San Francisco’s California Street Cable Car line is under-going a major rebuild. As such, Muni (the San Francisco Transit agency) felt the need to inform the public via signs, press releases, websites etc.
The Spanish translation of the press release, however, referred to the cable cars as “telefericos.”
As any regular reader of The Gondola Project knows, teleferico translates directly to gondola. Muni rider John A. spotted the error and whipped up the above image in an act of transit humour geekery so specific that it’s probably funny to only 3 dozen of the world’s entire population – and will simply confuse thousands of elderly tourists looking to ride the Muni Teleferico in the coming months.
And while the entire situation allows us all to have a lot of fun at the expense of a translator’s mistake, it does touch on a difficulty cable transit has as it begins to grow within the urban environment. That problem is nomenclature.
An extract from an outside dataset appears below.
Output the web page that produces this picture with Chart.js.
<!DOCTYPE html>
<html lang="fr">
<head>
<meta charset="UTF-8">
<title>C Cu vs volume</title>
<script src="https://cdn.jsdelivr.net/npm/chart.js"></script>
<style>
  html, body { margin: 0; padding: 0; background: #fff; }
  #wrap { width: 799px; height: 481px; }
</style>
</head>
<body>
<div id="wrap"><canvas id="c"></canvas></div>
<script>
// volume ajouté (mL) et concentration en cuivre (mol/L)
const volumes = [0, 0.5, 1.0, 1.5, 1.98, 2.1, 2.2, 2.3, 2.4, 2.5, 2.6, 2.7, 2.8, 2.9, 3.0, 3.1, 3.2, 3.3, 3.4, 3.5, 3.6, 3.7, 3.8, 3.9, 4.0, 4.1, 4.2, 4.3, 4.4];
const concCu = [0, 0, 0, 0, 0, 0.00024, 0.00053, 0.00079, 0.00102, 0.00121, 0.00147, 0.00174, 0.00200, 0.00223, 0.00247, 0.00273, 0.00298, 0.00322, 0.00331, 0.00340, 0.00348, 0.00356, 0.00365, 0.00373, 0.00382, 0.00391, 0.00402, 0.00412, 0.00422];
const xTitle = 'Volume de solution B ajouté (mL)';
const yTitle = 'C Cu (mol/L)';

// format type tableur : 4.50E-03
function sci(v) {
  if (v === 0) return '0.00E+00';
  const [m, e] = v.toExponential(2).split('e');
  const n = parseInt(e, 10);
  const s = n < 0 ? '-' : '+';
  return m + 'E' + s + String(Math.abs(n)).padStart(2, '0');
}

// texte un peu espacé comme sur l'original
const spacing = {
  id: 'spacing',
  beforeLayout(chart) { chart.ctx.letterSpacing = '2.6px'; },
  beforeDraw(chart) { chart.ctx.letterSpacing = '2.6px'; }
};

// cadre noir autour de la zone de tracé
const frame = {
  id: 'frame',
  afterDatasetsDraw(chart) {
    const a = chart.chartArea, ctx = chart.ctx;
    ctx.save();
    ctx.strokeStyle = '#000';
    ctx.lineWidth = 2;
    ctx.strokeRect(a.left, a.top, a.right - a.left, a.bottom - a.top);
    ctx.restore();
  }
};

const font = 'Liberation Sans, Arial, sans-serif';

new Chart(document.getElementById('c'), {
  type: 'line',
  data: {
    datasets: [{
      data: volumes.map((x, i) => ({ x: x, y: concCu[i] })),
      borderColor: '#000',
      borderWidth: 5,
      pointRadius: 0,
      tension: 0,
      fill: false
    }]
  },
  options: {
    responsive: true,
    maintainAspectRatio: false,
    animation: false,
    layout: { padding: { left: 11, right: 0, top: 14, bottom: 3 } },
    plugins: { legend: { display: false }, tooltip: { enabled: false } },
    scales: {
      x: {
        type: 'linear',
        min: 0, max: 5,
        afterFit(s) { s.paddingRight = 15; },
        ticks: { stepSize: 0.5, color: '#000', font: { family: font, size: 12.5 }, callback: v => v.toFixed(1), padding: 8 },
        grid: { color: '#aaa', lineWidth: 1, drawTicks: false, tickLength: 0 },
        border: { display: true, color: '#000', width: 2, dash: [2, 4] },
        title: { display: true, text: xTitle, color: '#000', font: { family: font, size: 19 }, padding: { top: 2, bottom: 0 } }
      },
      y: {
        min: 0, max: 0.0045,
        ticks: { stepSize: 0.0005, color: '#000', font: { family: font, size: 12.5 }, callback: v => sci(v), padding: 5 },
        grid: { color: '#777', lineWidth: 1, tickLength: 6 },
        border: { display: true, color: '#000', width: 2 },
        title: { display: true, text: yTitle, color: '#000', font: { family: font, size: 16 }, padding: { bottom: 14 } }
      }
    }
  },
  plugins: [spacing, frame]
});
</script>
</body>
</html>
As I pointed out a long time ago there are dozens of names for cable technologies in English alone. Add in foreign languages, and the situation becomes positively absurd. Teleferico, telepherique, teleferik, seilbahnen . . . the list goes on and on.
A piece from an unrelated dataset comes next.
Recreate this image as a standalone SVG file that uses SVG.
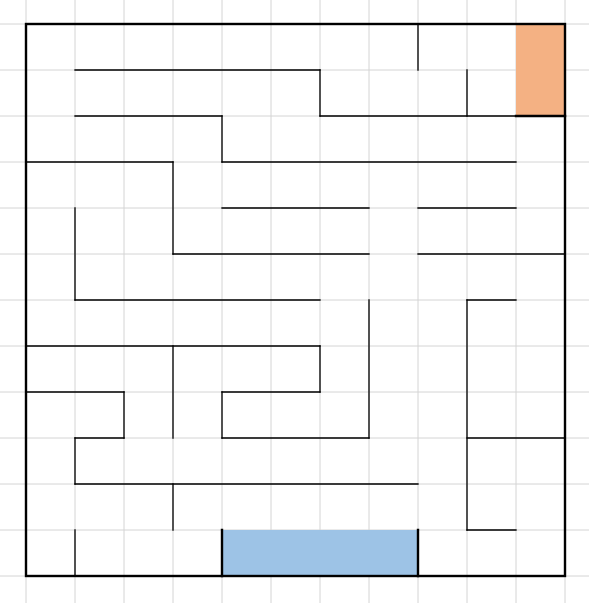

That people insist on using erroneous terms to describe installations only frustrates the matter further.
The proposed London Thames Cable Car, for example, isn’t a cable car. It’s a gondola. Full stop. That complicates matters for researchers, planners, journalists and policy-makers. Why not just call the new gondola the “London Thames Underground”? It’s not accurate, but neither is the “London Thames Cable Car.”
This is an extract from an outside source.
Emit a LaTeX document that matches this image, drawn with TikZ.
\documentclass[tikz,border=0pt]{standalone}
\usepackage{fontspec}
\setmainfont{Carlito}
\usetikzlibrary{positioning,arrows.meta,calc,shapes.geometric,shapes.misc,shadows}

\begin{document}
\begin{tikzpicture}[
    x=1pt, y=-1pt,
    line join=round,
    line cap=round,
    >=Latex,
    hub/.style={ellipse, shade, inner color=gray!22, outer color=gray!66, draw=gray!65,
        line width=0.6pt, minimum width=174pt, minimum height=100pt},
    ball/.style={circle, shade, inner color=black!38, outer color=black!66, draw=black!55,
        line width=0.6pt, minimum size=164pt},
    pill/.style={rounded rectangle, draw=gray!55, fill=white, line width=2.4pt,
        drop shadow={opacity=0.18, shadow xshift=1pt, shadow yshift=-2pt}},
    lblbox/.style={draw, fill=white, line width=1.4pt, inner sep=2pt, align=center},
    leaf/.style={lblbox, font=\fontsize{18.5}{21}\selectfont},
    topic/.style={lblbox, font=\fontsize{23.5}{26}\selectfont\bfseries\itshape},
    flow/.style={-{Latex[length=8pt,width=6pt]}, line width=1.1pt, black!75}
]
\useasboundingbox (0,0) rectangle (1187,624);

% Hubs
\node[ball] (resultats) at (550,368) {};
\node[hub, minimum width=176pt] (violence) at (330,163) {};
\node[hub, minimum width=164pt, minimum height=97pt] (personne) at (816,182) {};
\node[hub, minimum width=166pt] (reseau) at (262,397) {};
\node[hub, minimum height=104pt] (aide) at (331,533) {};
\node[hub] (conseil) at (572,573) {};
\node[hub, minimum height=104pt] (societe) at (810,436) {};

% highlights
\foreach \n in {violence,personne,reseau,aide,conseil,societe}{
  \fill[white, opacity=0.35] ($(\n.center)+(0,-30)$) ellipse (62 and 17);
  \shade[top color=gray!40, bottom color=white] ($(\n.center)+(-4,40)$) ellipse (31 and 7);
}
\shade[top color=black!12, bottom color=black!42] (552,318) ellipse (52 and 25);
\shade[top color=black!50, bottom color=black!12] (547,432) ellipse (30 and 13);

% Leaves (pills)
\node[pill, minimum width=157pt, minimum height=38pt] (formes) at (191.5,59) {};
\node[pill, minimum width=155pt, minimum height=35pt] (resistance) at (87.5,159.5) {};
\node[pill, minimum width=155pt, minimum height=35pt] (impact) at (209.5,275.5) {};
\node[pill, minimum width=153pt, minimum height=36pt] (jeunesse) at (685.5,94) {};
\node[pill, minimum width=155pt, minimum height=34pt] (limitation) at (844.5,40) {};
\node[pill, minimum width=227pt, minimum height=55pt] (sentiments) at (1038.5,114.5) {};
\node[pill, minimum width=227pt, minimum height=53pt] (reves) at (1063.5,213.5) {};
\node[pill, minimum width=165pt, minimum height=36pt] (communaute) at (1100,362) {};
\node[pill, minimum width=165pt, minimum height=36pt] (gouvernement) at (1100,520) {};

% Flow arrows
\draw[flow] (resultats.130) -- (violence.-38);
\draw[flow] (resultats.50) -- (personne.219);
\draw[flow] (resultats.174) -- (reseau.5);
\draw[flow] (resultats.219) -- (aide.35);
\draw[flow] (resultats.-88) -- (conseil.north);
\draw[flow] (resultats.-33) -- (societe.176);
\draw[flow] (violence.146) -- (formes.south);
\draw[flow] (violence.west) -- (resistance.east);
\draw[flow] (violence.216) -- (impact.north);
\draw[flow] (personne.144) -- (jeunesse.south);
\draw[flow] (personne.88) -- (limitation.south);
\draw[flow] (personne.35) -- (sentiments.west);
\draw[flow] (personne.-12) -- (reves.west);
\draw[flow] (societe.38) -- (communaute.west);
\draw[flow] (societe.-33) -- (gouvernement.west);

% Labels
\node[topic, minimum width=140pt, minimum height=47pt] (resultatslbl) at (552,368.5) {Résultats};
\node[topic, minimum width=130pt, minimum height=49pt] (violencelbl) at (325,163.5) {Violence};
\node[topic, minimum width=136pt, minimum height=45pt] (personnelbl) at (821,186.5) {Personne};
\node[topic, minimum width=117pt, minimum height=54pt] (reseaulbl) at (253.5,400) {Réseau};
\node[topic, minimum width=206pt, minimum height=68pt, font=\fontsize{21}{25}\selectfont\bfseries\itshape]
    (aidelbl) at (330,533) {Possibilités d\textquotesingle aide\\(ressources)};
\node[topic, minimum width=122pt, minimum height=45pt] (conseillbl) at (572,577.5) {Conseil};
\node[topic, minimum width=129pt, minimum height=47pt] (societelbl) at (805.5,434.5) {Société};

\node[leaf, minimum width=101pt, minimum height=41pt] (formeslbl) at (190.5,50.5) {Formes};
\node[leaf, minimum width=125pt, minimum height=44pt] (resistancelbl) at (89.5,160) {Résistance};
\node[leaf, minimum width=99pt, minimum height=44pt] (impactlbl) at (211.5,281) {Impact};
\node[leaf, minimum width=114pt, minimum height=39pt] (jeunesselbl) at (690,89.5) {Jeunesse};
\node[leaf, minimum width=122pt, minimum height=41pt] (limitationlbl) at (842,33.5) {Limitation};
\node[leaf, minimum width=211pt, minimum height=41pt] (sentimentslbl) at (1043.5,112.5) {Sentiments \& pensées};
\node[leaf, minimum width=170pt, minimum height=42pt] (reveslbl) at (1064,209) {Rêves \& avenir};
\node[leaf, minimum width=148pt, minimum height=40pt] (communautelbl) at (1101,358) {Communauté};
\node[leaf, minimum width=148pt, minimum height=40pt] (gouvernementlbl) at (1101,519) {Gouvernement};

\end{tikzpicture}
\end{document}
After all, you wouldn’t call a Honda Civic an “SUV”, would you? Or how about calling a Macbook Pro a “desktop computer”? Imagine if you invited your family over to visit your brand new house in the suburbs and asked them how they all liked your new “condo.”
Whether we like it or not, the reason we classify things is so that we can understand them. Yes, it can be annoying. And yes, it can seem ridiculously anal at times. But we as a species have agreed that to foster communication amongst us we must call things by their proper names.
Sure the concept of a “proper name” is subjective and slippery. Anyone whose formative years took place in the 1990’s was probably forced to debate ad nauseum the true meaning of the term “alternative music” and no one ever came to a clear consensus. How we choose to use the term “light rail” is equally debatable and problematic.
Yet when we have a collection of technologies such as cable that make explicitly clear their defining features and, therefore, their exact names, it seems ridiculous that such a situation persists.
I’m not sure the problem will ever be resolved (it won’t), but it’s important to point out the problem for what it is: An unnecessary irritant that only complicates the further spread of the idea.